Gabriella Anderson is a good storyteller. Ever Yours is a wonderful example of a historical romance that draws you in and keeps you there until the end.
Ivy St. Clair is almost on the shelf. After three seasons, she is told by her father to settle for a good offer. The man she agrees to marry is Lord Wynbrooke. But before the betrothal can be announced, Ivy discovers she has inherited a small property in Devon and some funds. To collect this inheritance, she must travel to Wales and deliver a portrait to a friend of her benefactor. The benefactor is Lord Stanhope, a man who courted Ivy’s mother, but lost her to Ivy’s father. Stanhope explains this in a letter, but leaves out the reason for the need to deliver the portrait.
We quickly learn that the friend is Auburn Seaton, Earl of Tamberlake, who is nicknamed by the ton “The Monster Earl”. Several years ago, Tamberlake was involved in a carriage accident that resulted in a fire. The fire caused a scar on his face, and the accident knocked out his eye. This once handsome Earl is now disfigured. Shortly after the accident, his fiancée cried off and Tamberlake went into seclusion at his Welsh estate.
Ivy and her brother, along with Mrs. Pennyfeather (Stanhope’s housekeeper) travel to Wales. There Ivy confronts Tamberlake and as you might guess, helps him accept himself. Ivy grows to love him, but has to return to London due to her betrothal, which is announced while she is away. Tamberlake fights his demons and comes to claim her as his own. There is also a little mystery to solve – who is trying to kill him?

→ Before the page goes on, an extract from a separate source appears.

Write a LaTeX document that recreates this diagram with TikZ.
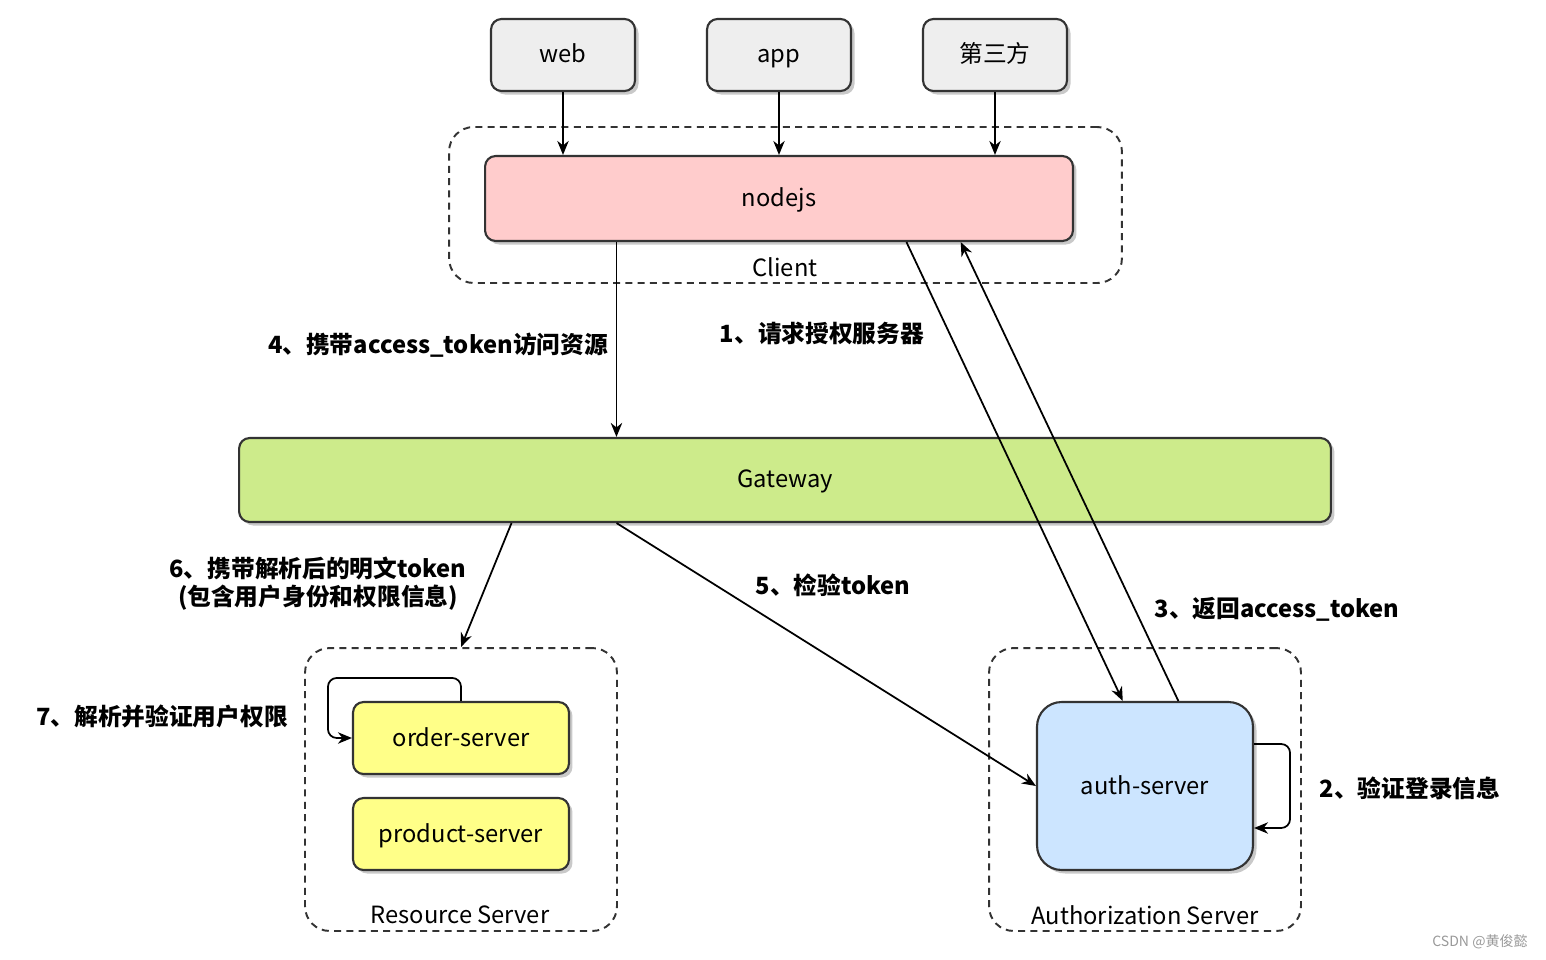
\documentclass[tikz,border=0pt]{standalone}
\usepackage{fontspec}
\setmainfont{Noto Sans CJK SC}
\usetikzlibrary{arrows.meta,positioning,calc,shadows}
\definecolor{ndgray}{RGB}{238,238,238}
\definecolor{ndred}{RGB}{255,204,204}
\definecolor{ndgreen}{RGB}{205,235,139}
\definecolor{ndyellow}{RGB}{255,255,136}
\definecolor{ndblue}{RGB}{204,229,255}
\definecolor{ndline}{RGB}{51,51,51}
\tikzset{
  sbox/.style={draw=ndline, line width=1.2pt, rounded corners=6pt, fill=#1,
               font=\fontsize{13.5}{16}\selectfont, text height=0.95em, text depth=0.04em,
               drop shadow={shadow xshift=2pt, shadow yshift=-2pt, opacity=0.3, fill=black!70}},
  grp/.style={draw=ndline, line width=1.1pt, dash pattern=on 4pt off 3pt,
              rounded corners=14pt, minimum width=#1},
  gtitle/.style={font=\fontsize{13.5}{16}\selectfont},
  lbl/.style={font=\fontsize{13.5}{16}\selectfont\bfseries, align=center},
  flow/.style={-{Stealth[length=8pt,width=6.5pt]}, line width=1pt, black},
}

\begin{document}
\begin{tikzpicture}[x=0.02cm, y=-0.02cm]
\useasboundingbox (0,0) rectangle (1546,960);

% --- dashed groups ---
\node[grp=13.46cm, minimum height=3.12cm] (clientgrp) at (785.5,205) {};
\node[grp=6.24cm, minimum height=5.66cm] (resgrp) at (461,789.5) {};
\node[grp=6.24cm, minimum height=5.66cm] (authgrp) at (1145,789.5) {};
\node[gtitle] (clienttitle) at (785,267) {Client};
\node[gtitle] (restitle) at (460,915) {Resource Server};
\node[gtitle] (authtitle) at (1145,915) {Authorization Server};

% --- callers ---
\node[sbox=ndgray, minimum width=2.88cm, minimum height=1.44cm] (web) at (563,55) {web};
\node[sbox=ndgray, minimum width=2.88cm, minimum height=1.44cm] (app) at (779,55) {app};
\node[sbox=ndgray, minimum width=2.88cm, minimum height=1.44cm] (third) at (995,55) {第三方};

% --- main boxes ---
\node[sbox=ndred, minimum width=11.76cm, minimum height=1.7cm] (nodejs) at (779,198.5) {nodejs};
\node[sbox=ndgreen, minimum width=21.84cm, minimum height=1.68cm] (gateway) at (785,480) {Gateway};
\node[sbox=ndyellow, minimum width=4.32cm, minimum height=1.44cm] (order) at (461,738) {order-server};
\node[sbox=ndyellow, minimum width=4.32cm, minimum height=1.44cm] (product) at (461,834) {product-server};
\node[sbox=ndblue, rounded corners=14pt, minimum width=4.32cm, minimum height=3.36cm] (auth) at (1145,786) {auth-server};

% --- callers to nodejs ---
\draw[flow] (web.south) -- (web.south |- nodejs.north);
\draw[flow] (app.south) -- (app.south |- nodejs.north);
\draw[flow] (third.south) -- (third.south |- nodejs.north);

% --- token flow ---
\coordinate (out4) at ($(nodejs.south west)!0.2245!(nodejs.south east)$);
\draw[flow] ($(nodejs.south west)!0.716!(nodejs.south east)$) -- ($(auth.north west)!0.398!(auth.north east)$);
\draw[flow] ($(auth.north west)!0.653!(auth.north east)$) -- ($(nodejs.south west)!0.808!(nodejs.south east)$);
\draw[flow, rounded corners=5pt] ([yshift=0.84cm]auth.east) -- ++(36,0) |- ([yshift=-0.84cm]auth.east);
\draw[flow] (out4) -- (out4 |- gateway.north);
\draw[flow] ($(gateway.south west)!0.346!(gateway.south east)$) -- (auth.west);
\draw[flow] ($(gateway.south west)!0.25!(gateway.south east)$) -- (resgrp.north);
\draw[flow, rounded corners=5pt] (order.north) -- ++(0,-23) -| ([xshift=-0.48cm]order.west) -- (order.west);

% --- step labels ---
\node[lbl] (l1) at (822,333) {1、请求授权服务器};
\node[lbl] (l2) at (1410,788) {2、验证登录信息};
\node[lbl] (l3) at (1277,609) {3、返回access\_token};
\node[lbl] (l4) at (438,345) {4、携带access\_token访问资源};
\node[lbl] (l5) at (833,585) {5、检验token};
\node[lbl, inner sep=0pt] (l6) at (318,584) {6、携带解析后的明文token\\(包含用户身份和权限信息)};
\node[lbl] (l7) at (162,716) {7、解析并验证用户权限};
\node[font=\fontsize{8}{9}\selectfont, text=black!40] (mark) at (1480,942) {CSDN @黄俊懿};

\end{tikzpicture}
\end{document}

There is a wealth of depth to this story that is interwoven with a skill not often seen. Wynbrooke shows up in Wales with his friend, Thorndike. We learn that all is not as innocent as it seems with this duo and Tamberlake is confronted with how to help Ivy from having to marry this man. Ivy’s brother, Christopher, is a bored nobleman searching for a purpose in life. Mrs. Pennyfeather acts as if she is more than a housekeeper, yet she is a mystery.
Ivy is a well-rounded young woman. She is aware of her duty, and accepts she must marry. Yet, she doesn’t even know Wynbrooke in any depth and yearns for adventure or excitement. She jumps at the chance to go to Wales. She is intelligent, interesting and strong-willed without being a bore or obstinate. She has a lot of common sense. When she looks upon Tamberlake without flinching, he is lost. When she tells him to basically quit feeling sorry for himself, he falls in love.
Tamberlake is a noteworthy character himself. He is tortured, but not to the point of melancholy. He is more resigned to his fate. He doesn’t wallow, he acts. Once he realizes not all the ton are like his fiancée, he takes the mature route, and acts like a man. He is a bit high-handed, but Ivy doesn’t let him get away with that for long. They are a well-matched pair and I thoroughly enjoyed watching them fall in love. Although there is some sexual tension, their romance is based on getting to know each other and this added to my enjoyment of their story.
Anderson is masterful with her interjections of humor at just the right times. She writes a scene when Ivy arrives in Wales that had me chuckling and set the stage for the rest of the visit. When one of the servants discovers broken carriage parts in the mud that he wants Tamberlake to see, he carries them through the house. The dry wit of the butler was understatement at its best.
There is only one slight issue that I struggled with and that is Anderson’s injecting 21st century acceptance of homosexuality in a character from the 1800’s. I think most men, even forward-thinking ones, would not have been able to accept this without wanting to identify those involved.
Ivy and Tamberlake are two of the best characters I have read this year. Their story is one that I will want to come back to time and time again. That puts Ever Yours right on my keeper shelf.